There are ways, of course, in which Larry and I hope to share the best of our systems. He's writing a program. I'm writing a quarterly philosophy zine. We're hosting gatherings at the house. Someday we may host gatherings elsewhere.

But the thing we're not doing – especially since I made up my mind, twice, to stop doing it – is entering our cooperative systems into someone else's competitive system.

Because that process only and ever leads to suboptimization.


I don't know if you've heard what's been going on in and around Substack lately. Something something Elon Musk, something something broken links, something something Twitter feud, something something don't care.

We already know what Substack's goal is, because they stated it last week:

We think that Notes can become a powerful driver of subscriptions. Historically, having worthy posts get shared widely is one of the major ways that writers find growth on Substack. Notes will help posts find a valuable audience of writers and readers who are already invested in the Substack ecosystem and are just one click away from a subscription.

Something something subscriptions, something something subscriptions, something something subscriptions.

But Substack was always a money-collecting device. That's been their goal from the beginning. The fact that they dressed it up in longform-writing pants doesn't change anything – and the fact that they've added shorts (just in time for summer!) doesn't make it worse.

The real reason I switched from Substack to Ghost was because Substack was starting to change the way I thought – and not for the better.


My first mistake was thinking that Substack would be different.

That I would be able to write, every day, without checking my stats every five minutes.

That I would be able to avoid comments.
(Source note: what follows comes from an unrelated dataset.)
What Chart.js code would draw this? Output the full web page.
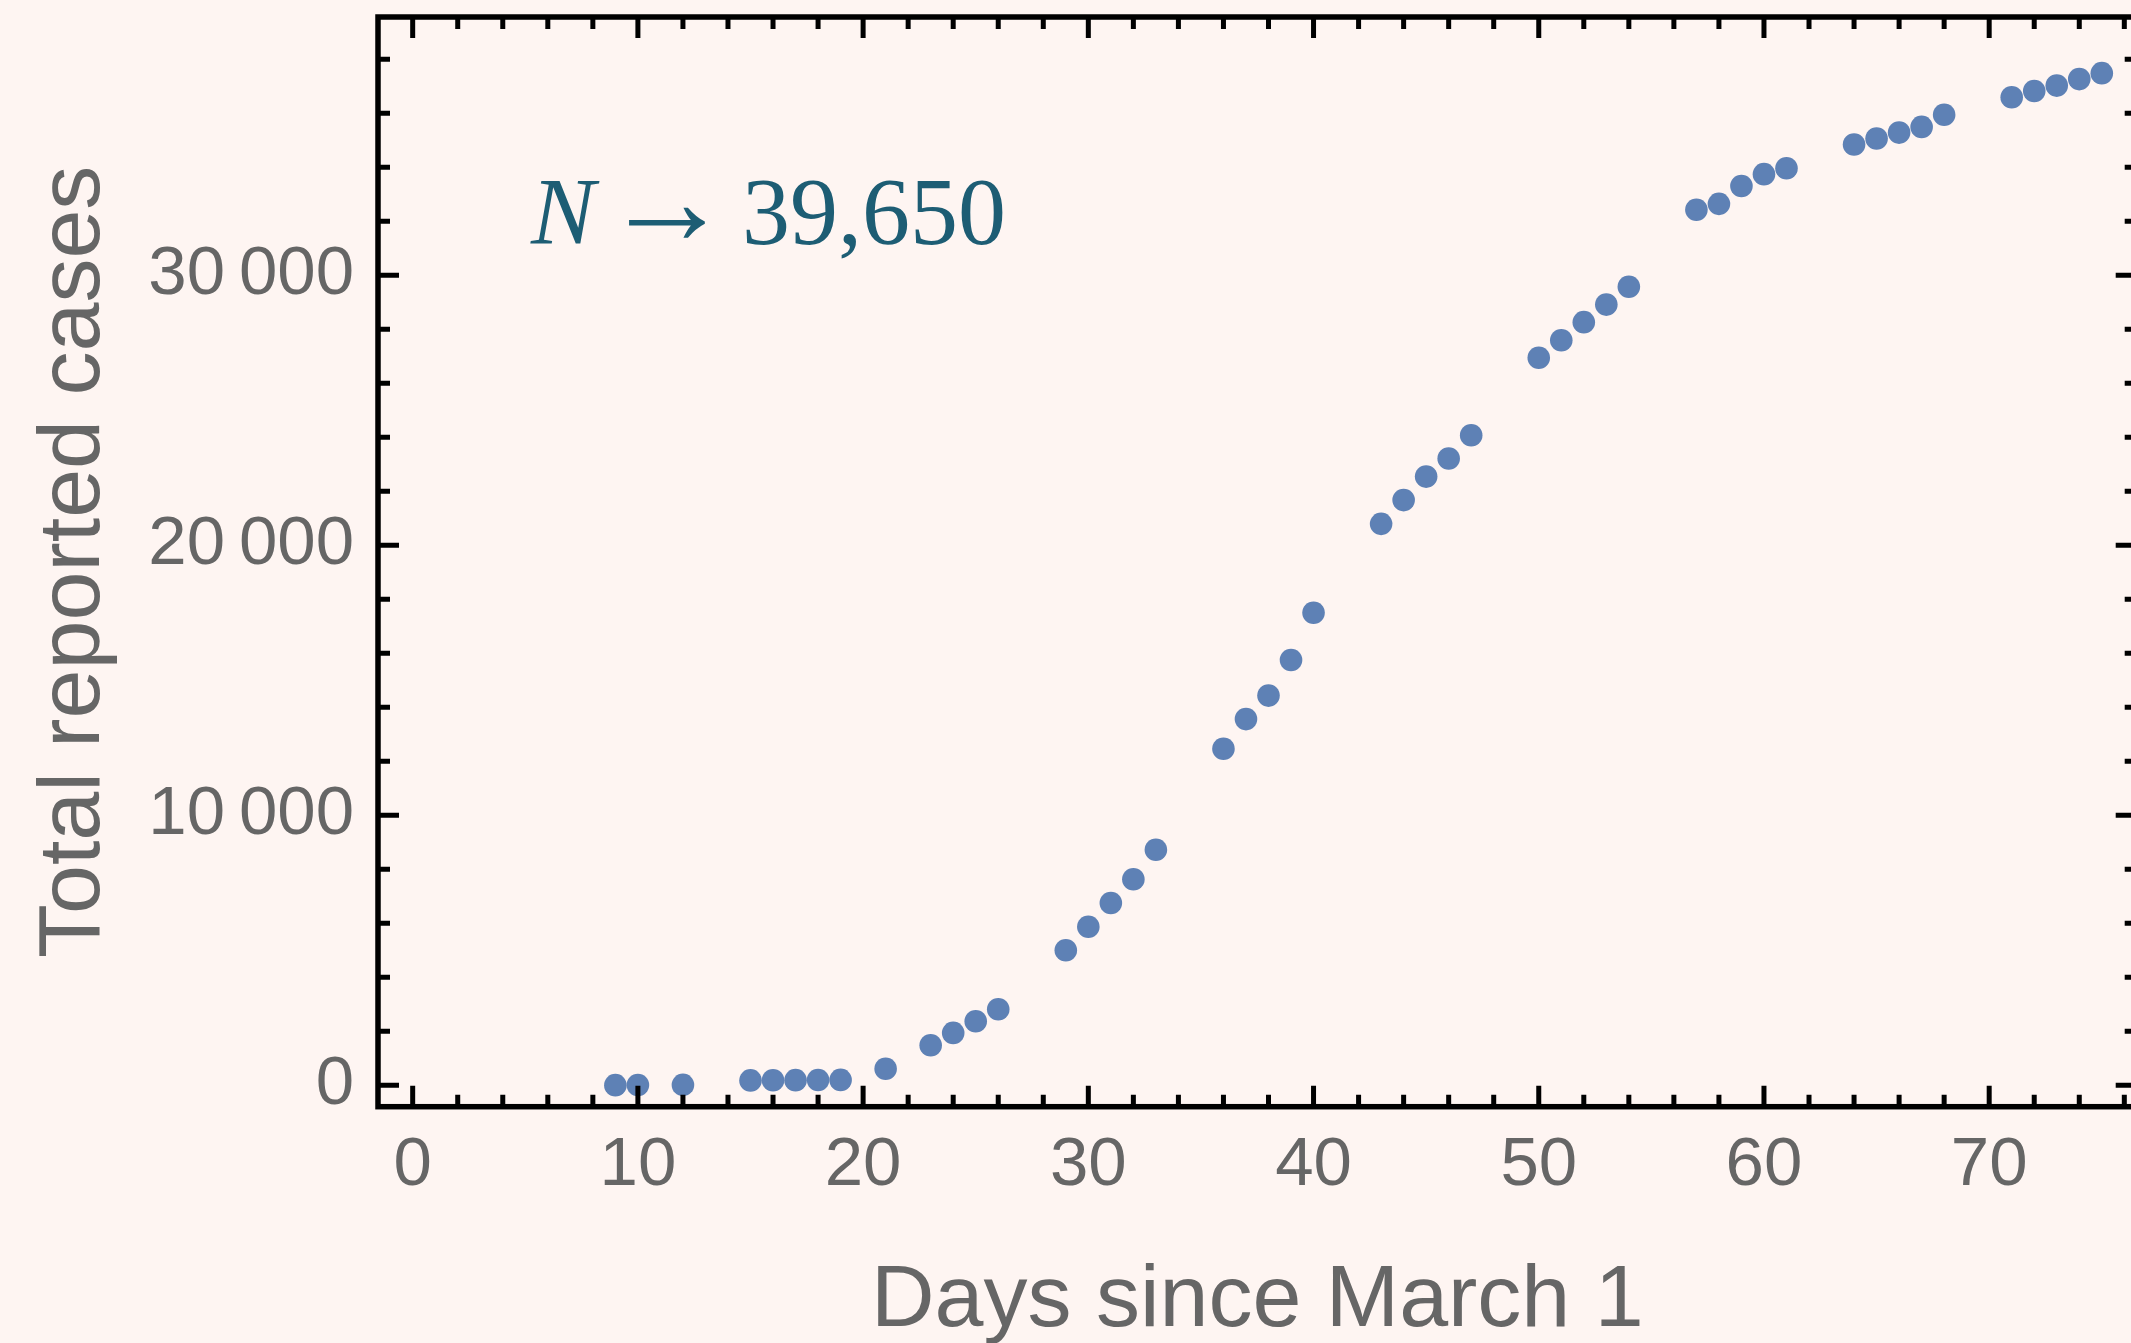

That I would be able to avoid checking my comments for upvotes. That I would be able to avoid waking up early enough to be one of the first people to comment, which would ensure that my response got in before people got tired of reading and upvoting.

That I would be able to avoid the subtle shove towards extremism, which exists in every competitive system with a limited number of high-value rewards.

Write the outrageous thing, the system gently urges. The people who've always wanted someone else to say the outrageous thing will love you.


And so I began by writing about my bowels.

I also began reading the most popular Substack writers, nearly all of whom practiced a more thoughtful extremism than the shortform hot takes you might see on other platforms (although Substack Notes has now given writers the opportunity to stack without thinking, so expect the heat to rise).

I told myself that I could remain balanced by reading writers who represented a plurality of edgepoints.

This worked, for a while. Many of the edges were beautifully crafted, after all. Compelling. Sharable. A sharp perspective on our multifaced world.

And then I started reading the archives. The articles that hadn't quite made it, for one reason or another.

I discovered that the posts below the fold were, very often, beyond the pale.

On the one hand, this is good news. THE THING I DID NOT LIKE WAS ALSO DISLIKED BY OTHERS! WITHOUT CONSISTENT READERSHIP, SOME EXTREMITIES FALL OFF AND DIE!

On the other hand, these writers – the same ones who had written the posts I thought I admired – had also spent time and energy and effort crafting the posts I did not admire, and that made me rethink the veracity of the entire enterprise.

Ah, I thought, I no longer know what they value.

And then – if I continue in this system, I may no longer know what I value.

I will become suboptimal, which is to say I will become subordinate to what other people have optimized.


My mind has expanded, considerably, since I stopped Substacking.

This isn't because I've gone back to my habit of reading one book every two days.

It isn't because I've restored the ability to write 1,000 words an hour.

My mind has expanded – which is to say that I have expanded – because I have relaxed.

I'm out of the system.

I'm in an open-source environment with very few stats to check, most of which I don't even bother checking.

I have one metric that matters: book sales.

I have two metrics that can get me there: reading more and writing more.

I have a system, created in cooperation (or co-operation) with the Great Love of My Life, that has helped us both become better people – and it starts and ends in the same place.

Equilibrium.

Moderation.

Balance.

Care.

The rest is, and always is, and always will be, distraction.

Which means that Substack can go stack itself –

Which is exactly what it is trying to do.